İşte tam burada bir çelişki ortaya çıkıyor. Ecrimisil ödenen yerler, aslında turizmci sayesinde değer kazanıyor. Turizmci olmasaydı o alanlar atıl ve gelir getirmeyecek alanlar olacaktı. Üstelik turizmci kullandığı bu alanlar için bir bedel ödemeyeceğim de demiyor, ödüyor ve ödemeye de devam ediyor. Ancak bu bedeller Bodrum için o kadar yükseldi ki, birçok işletme, yıllık gelir vergisinin üzerinde ecrimisil ödemeye başladı.

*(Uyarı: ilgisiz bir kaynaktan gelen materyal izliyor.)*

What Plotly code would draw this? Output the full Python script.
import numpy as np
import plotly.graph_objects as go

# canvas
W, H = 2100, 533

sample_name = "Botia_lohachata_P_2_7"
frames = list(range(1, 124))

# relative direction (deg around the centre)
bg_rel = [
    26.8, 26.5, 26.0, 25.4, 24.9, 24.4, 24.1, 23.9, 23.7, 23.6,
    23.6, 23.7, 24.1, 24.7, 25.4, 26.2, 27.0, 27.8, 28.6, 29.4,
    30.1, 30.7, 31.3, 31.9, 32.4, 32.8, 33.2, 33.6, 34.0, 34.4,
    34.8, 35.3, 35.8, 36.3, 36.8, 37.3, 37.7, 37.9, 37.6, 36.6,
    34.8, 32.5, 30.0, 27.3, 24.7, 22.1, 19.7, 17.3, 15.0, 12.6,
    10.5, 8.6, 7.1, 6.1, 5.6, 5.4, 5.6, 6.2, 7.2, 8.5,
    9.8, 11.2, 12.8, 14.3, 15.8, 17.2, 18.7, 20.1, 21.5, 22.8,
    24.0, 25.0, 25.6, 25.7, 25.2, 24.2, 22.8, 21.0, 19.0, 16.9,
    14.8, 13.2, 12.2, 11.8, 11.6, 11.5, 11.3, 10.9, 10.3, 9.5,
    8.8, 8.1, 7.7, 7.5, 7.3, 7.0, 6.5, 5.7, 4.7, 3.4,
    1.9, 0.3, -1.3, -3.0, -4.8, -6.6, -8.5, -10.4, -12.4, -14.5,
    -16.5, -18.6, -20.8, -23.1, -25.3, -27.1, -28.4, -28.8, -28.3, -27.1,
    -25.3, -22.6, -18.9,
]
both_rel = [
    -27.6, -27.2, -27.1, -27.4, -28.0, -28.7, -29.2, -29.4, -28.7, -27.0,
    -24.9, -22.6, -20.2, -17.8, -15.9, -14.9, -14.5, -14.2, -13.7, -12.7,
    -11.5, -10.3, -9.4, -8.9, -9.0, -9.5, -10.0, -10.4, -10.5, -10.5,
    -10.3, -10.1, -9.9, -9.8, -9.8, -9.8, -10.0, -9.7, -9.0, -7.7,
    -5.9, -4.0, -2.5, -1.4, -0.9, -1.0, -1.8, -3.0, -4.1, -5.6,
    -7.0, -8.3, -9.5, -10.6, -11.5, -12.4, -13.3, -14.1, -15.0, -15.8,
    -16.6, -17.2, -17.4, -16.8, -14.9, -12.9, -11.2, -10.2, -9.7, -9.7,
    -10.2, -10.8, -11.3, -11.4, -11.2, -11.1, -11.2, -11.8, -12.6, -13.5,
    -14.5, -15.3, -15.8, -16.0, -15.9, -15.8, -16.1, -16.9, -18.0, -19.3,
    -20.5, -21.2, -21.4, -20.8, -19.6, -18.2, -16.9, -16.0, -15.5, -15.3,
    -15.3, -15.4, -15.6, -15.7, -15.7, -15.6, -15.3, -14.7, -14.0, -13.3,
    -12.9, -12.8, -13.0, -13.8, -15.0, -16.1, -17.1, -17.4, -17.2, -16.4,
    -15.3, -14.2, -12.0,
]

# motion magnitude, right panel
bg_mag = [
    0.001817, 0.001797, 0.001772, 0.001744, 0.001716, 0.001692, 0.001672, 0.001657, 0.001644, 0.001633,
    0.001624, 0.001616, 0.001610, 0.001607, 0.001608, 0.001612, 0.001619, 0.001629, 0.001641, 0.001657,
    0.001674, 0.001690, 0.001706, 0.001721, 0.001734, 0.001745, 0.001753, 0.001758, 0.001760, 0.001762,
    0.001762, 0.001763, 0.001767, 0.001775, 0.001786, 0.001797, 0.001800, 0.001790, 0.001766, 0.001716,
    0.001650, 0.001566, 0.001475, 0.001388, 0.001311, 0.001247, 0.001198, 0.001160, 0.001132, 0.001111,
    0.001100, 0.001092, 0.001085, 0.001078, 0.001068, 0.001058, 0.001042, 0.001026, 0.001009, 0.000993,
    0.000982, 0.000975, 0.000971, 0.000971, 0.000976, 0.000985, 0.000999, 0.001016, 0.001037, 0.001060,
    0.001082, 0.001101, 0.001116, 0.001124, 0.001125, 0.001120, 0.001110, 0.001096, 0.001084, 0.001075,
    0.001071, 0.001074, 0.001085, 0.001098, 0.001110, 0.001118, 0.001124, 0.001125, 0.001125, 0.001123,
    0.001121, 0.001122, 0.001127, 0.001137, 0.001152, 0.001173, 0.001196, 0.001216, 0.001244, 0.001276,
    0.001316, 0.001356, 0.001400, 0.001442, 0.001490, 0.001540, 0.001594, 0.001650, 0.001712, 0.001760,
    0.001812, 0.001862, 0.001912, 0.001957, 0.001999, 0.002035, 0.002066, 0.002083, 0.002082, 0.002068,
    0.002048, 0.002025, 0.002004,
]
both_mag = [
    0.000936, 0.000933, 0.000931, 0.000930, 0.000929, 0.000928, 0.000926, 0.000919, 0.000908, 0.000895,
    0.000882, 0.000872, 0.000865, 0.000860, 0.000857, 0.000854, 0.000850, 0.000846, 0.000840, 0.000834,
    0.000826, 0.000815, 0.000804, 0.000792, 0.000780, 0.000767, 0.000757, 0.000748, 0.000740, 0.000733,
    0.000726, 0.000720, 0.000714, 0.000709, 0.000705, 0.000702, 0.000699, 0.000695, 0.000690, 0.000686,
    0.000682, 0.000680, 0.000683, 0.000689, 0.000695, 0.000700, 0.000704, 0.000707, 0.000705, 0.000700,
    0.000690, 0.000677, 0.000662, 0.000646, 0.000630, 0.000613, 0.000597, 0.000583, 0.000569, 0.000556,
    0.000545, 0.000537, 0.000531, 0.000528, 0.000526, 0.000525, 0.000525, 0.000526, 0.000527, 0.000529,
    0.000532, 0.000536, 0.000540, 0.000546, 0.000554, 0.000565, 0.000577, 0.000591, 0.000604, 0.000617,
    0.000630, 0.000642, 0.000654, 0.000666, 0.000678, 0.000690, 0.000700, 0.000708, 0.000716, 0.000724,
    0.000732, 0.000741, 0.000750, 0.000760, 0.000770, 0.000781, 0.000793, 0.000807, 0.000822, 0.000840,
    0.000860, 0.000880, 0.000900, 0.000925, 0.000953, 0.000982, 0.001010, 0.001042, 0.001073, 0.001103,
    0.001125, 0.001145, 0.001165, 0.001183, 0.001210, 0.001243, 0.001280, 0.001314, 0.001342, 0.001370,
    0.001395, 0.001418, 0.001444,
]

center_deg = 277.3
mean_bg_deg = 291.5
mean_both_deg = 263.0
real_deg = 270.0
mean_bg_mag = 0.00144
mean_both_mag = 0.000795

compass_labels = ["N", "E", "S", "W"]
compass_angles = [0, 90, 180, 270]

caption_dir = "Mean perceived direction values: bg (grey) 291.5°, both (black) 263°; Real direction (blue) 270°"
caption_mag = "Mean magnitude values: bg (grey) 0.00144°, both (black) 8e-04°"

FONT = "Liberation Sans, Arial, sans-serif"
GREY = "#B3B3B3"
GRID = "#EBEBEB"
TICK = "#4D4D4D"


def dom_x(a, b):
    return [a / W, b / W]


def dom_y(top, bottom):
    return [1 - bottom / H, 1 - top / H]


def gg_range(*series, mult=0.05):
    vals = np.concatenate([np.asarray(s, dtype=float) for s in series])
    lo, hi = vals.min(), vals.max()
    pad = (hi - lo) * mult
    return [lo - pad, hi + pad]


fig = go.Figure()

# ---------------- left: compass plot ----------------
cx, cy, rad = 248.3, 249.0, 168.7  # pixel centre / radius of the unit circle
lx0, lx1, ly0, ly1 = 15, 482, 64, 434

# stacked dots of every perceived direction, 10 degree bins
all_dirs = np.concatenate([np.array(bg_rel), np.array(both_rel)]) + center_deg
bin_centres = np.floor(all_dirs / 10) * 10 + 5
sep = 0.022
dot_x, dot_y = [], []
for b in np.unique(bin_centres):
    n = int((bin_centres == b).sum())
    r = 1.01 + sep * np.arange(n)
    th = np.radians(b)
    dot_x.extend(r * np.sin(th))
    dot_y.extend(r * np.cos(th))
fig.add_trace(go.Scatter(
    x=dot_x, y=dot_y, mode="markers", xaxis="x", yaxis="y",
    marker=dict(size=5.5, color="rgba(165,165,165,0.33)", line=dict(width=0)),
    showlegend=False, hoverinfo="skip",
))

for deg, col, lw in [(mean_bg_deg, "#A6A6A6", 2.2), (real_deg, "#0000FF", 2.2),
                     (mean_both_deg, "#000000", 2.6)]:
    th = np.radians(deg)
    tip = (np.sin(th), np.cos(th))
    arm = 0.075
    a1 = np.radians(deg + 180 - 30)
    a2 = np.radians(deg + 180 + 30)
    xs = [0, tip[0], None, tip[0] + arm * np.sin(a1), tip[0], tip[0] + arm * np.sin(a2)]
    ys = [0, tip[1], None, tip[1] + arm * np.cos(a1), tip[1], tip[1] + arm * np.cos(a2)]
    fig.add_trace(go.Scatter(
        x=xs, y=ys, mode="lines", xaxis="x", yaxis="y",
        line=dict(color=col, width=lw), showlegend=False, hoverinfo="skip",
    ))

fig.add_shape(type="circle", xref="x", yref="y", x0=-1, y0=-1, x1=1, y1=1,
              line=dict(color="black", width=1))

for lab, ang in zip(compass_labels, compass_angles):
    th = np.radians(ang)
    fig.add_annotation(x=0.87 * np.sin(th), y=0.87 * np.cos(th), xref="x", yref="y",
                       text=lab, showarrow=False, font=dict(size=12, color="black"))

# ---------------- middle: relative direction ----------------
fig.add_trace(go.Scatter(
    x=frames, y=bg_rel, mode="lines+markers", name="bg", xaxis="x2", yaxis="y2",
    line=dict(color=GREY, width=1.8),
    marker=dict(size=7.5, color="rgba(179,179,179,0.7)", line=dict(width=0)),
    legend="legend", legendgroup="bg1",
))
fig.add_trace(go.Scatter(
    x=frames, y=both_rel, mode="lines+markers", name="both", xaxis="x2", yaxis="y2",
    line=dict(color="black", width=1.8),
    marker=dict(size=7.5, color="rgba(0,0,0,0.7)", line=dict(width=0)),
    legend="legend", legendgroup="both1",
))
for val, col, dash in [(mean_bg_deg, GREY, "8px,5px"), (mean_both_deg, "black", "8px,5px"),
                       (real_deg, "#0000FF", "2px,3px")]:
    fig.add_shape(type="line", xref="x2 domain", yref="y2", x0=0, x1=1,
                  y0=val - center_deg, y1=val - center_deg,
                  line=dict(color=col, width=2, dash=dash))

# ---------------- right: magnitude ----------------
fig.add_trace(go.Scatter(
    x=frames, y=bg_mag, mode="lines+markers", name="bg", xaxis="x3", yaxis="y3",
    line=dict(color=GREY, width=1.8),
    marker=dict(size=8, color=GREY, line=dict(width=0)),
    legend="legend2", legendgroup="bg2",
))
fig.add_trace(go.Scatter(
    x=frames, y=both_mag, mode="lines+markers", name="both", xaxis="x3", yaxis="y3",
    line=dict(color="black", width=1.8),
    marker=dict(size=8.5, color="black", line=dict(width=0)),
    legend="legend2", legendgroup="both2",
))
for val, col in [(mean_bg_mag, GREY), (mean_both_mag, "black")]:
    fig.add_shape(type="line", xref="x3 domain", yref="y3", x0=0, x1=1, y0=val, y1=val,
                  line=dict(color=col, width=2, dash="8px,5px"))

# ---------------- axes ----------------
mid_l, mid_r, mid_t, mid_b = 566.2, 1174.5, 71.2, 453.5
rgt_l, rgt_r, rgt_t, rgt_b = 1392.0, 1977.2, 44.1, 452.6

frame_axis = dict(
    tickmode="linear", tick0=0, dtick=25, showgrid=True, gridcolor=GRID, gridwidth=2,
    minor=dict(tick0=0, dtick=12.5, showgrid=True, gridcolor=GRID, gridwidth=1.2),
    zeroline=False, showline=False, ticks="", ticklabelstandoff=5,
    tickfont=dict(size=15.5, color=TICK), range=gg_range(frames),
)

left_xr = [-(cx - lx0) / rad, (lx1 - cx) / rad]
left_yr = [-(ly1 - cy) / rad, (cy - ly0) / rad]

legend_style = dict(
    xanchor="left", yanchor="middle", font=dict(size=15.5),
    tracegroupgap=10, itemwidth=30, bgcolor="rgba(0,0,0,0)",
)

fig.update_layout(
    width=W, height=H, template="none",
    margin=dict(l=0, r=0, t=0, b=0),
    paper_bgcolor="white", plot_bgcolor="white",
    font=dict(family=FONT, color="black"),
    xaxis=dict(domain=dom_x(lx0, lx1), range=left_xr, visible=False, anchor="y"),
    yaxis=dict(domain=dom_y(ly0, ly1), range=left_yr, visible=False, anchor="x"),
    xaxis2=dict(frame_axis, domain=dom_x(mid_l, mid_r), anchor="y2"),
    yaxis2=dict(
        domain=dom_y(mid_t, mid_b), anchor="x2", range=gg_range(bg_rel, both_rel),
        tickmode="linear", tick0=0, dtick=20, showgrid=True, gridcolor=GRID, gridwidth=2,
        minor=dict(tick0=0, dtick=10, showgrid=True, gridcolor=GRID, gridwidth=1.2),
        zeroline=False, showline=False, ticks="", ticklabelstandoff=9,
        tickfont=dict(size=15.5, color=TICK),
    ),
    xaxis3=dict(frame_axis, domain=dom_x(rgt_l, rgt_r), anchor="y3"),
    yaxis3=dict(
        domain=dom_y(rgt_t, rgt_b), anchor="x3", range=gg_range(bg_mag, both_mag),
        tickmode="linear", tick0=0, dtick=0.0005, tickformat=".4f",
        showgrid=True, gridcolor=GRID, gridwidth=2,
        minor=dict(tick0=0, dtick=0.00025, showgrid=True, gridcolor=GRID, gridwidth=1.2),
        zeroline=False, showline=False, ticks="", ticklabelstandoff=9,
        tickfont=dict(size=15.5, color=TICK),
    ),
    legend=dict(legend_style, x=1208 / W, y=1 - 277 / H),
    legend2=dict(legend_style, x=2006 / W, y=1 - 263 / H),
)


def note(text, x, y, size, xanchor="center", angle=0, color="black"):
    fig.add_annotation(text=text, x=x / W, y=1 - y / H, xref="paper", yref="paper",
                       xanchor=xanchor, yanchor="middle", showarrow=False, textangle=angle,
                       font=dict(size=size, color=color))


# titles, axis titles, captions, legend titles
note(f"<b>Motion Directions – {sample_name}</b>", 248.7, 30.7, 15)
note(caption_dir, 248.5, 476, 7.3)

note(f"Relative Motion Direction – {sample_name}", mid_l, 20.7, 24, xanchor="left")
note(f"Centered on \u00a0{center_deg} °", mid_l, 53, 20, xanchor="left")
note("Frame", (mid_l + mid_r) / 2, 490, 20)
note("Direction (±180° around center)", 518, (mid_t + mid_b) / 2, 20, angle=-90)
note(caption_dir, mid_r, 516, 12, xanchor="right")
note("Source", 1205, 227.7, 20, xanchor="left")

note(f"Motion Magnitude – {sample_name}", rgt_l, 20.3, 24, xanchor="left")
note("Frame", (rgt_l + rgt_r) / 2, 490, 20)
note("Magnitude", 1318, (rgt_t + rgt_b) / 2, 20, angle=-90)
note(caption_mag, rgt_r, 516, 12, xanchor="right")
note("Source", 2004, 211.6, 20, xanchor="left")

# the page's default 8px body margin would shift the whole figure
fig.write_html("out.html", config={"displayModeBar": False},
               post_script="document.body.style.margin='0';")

Daha da önemlisi Antalya gibi Türkiye'nin İstanbul'dan sonra ikinci sırada yer alan bir turizm bölgesinde ödenen Ecrimisil ile Bodrum'da ödenen Ecrimisili karşılaştırıldığında; neden Bodrum kat kat fazla ecrimisil ödüyor? Antalya"da kumsal için ödenen emsal bedeli üzerinden %7-8 ecrimisil öderken, Bodrumlu turizmci %30-35 ecrimisil ödemektedir.
Bunu anlamak mümkün değildir.
Bu konuda turizmcileri temsilen birçok görüşmelerimiz oldu. Bu konudaki mağduriyeti anlatmadığımız ve çözüm talep ettiğimiz neredeyse hiçbir yönetici kalmadı. Fakat bu konuda bir çözüm üretilmeyecek olur ise Bodrum turizmi ve turizmci çökme aşamasına gelecektir. Türkiye'nin önemli bir gelir kaynağı olan Bodrum'un turizm sektörünü kurtarabilmek için mutlaka bir çözüm bulunması gerekmektedir.
2014 yaz sezonunun tüm üyelerimize bol kazanç ve bereket getirmesini dilerim.